- Born: Maki Muraki 1974 (age 51–52)
- Education: Kyoto University
- Occupation: LGBT activist

= Maki Muraki =

Maki Muraki (村木 真紀, Muraki Maki) is a Japanese LGBTQ activist. She is the head of the Osaka-based Japanese LGBT rights organization, Nijiiro ("Rainbow") Diversity. Through lectures and media appearances, she is an advocate for gay-friendly policies in office environments in Japanese companies and society.

==Career==
Muraki, a lesbian, is a graduate of Kyoto University.
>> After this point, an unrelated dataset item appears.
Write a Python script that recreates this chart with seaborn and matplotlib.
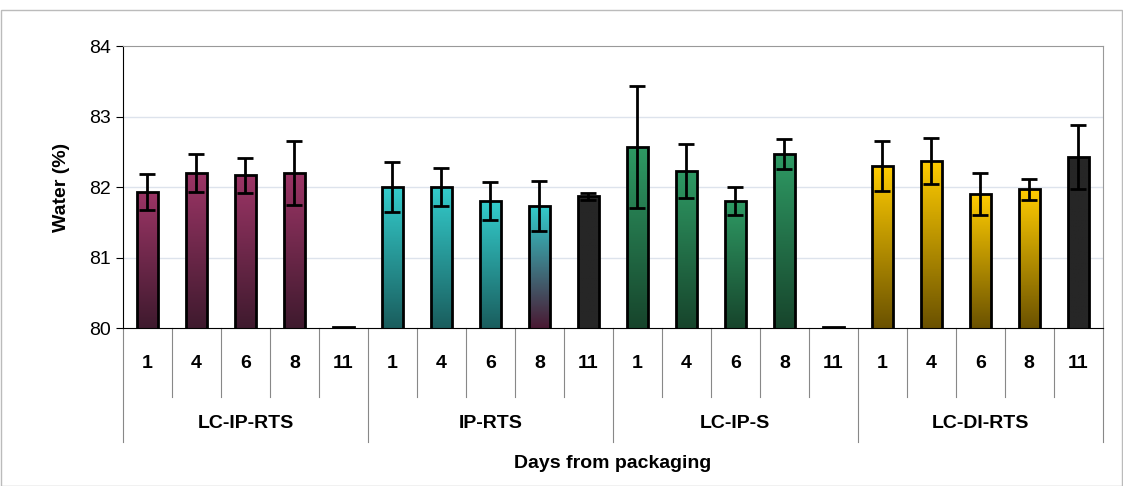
import numpy as np
import matplotlib.pyplot as plt
import matplotlib.colors as mcolors
import seaborn as sn
import pandas as pd

groups = ["LC-IP-RTS", "IP-RTS", "LC-IP-S", "LC-DI-RTS"]
days = ["1", "4", "6", "8", "11"]
water = [81.93, 82.20, 82.17, 82.20, 80.02,
         82.00, 82.00, 81.80, 81.73, 81.87,
         82.57, 82.23, 81.80, 82.47, 80.02,
         82.30, 82.37, 81.90, 81.97, 82.43]
err = [0.25, 0.27, 0.25, 0.46, 0.0,
       0.35, 0.27, 0.27, 0.35, 0.05,
       0.87, 0.38, 0.20, 0.21, 0.0,
       0.35, 0.33, 0.30, 0.15, 0.45]
top_colors = ["#9c3566"] * 5 + ["#33cccc"] * 4 + ["#262626"] + \
             ["#2e9a64"] * 5 + ["#ffcc00"] * 4 + ["#262626"]
bottom_colors = ["#3f1a2e"] * 5 + ["#1a5e5e"] * 3 + ["#4a1a33", "#262626"] + \
                ["#17452c"] * 5 + ["#6b5200"] * 4 + ["#262626"]

plt.rcParams['font.family'] = ['Liberation Sans', 'DejaVu Sans']

df = pd.DataFrame({"pos": [str(i) for i in range(20)], "water": water})

fig = plt.figure(figsize=(11.23, 4.86), dpi=100)
ax = fig.add_axes([0.1095, 0.325, 0.8725, 0.58])
sn.barplot(data=df, x="pos", y="water", ax=ax, width=0.42, color="white",
           edgecolor="black", linewidth=2, bottom=0, zorder=3)
ax.set_ylim(80, 84)
ax.set_xlim(-0.5, 19.5)

for i, p in enumerate(ax.patches):
    x0, w = p.get_x(), p.get_width()
    h = water[i]
    grad = mcolors.LinearSegmentedColormap.from_list("g", [bottom_colors[i], top_colors[i]])
    im = ax.imshow(np.linspace(0, 1, 100).reshape(-1, 1), cmap=grad, aspect="auto",
                   origin="lower", extent=[x0, x0 + w, 80, h], zorder=2)
    im.set_clip_path(p)
    p.set_facecolor("none")
    if err[i] > 0:
        ax.errorbar(i, h, yerr=err[i], color="black", capsize=6, elinewidth=2,
                    capthick=2, zorder=4)

for yv in [81, 82, 83]:
    ax.axhline(yv, color="#dde3ec", lw=1, zorder=1)
for s in ["top", "right"]:
    ax.spines[s].set_color("#999999")
ax.spines["left"].set_color("black")
ax.spines["bottom"].set_color("black")

ax.set_yticks([80, 81, 82, 83, 84])
ax.tick_params(axis="y", labelsize=14, length=5)
ax.set_xticks([])
ax.set_xlabel("")
ax.set_ylabel("Water (%)", fontsize=14, fontweight="bold", labelpad=14)

tr = ax.get_xaxis_transform()
for i in range(20):
    ax.text(i, -0.124, days[i % 5], transform=tr, ha="center", va="center",
            fontsize=14, fontweight="bold")
for k in range(21):
    y_end = -0.404 if k % 5 == 0 else -0.245
    ax.plot([k - 0.5, k - 0.5], [0, y_end], transform=tr, color="#888888",
            lw=0.8, clip_on=False)
for g, name in enumerate(groups):
    ax.text(g * 5 + 2, -0.337, name, transform=tr, ha="center", va="center",
            fontsize=14, fontweight="bold")
ax.text(9.5, -0.479, "Days from packaging", transform=tr, ha="center",
        va="center", fontsize=14, fontweight="bold")

fig.patches.append(plt.Rectangle((0.001, 0.001), 0.998, 0.978, transform=fig.transFigure,
                                 fill=False, edgecolor="#bbbbbb", lw=1))
fig.savefig("out.png", dpi=100)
Muraki emphasizes that LGBT employees in Japan may experience discomfort about their environment that could pressure them to change careers, or experience depression and fatigue. She advocates for more LGBT-friendly office policies, such as a restriction on anti-LGBT statements and hotlines to offer support to LGBT employees. She has also encouraged Japan to adopt anti-discrimination laws, improve gay representation in the media, and to allow gays to marry.

Today, she gives presentations to corporations and government offices on the equal treatment of gay and lesbians in workplace environments. She is the author of the "LGBT Workplace Handbook" and "Introduction to LGBT in the workplace." Her organization, Nijiiro Diversity, received a Google Impact Challenge grant in 2015.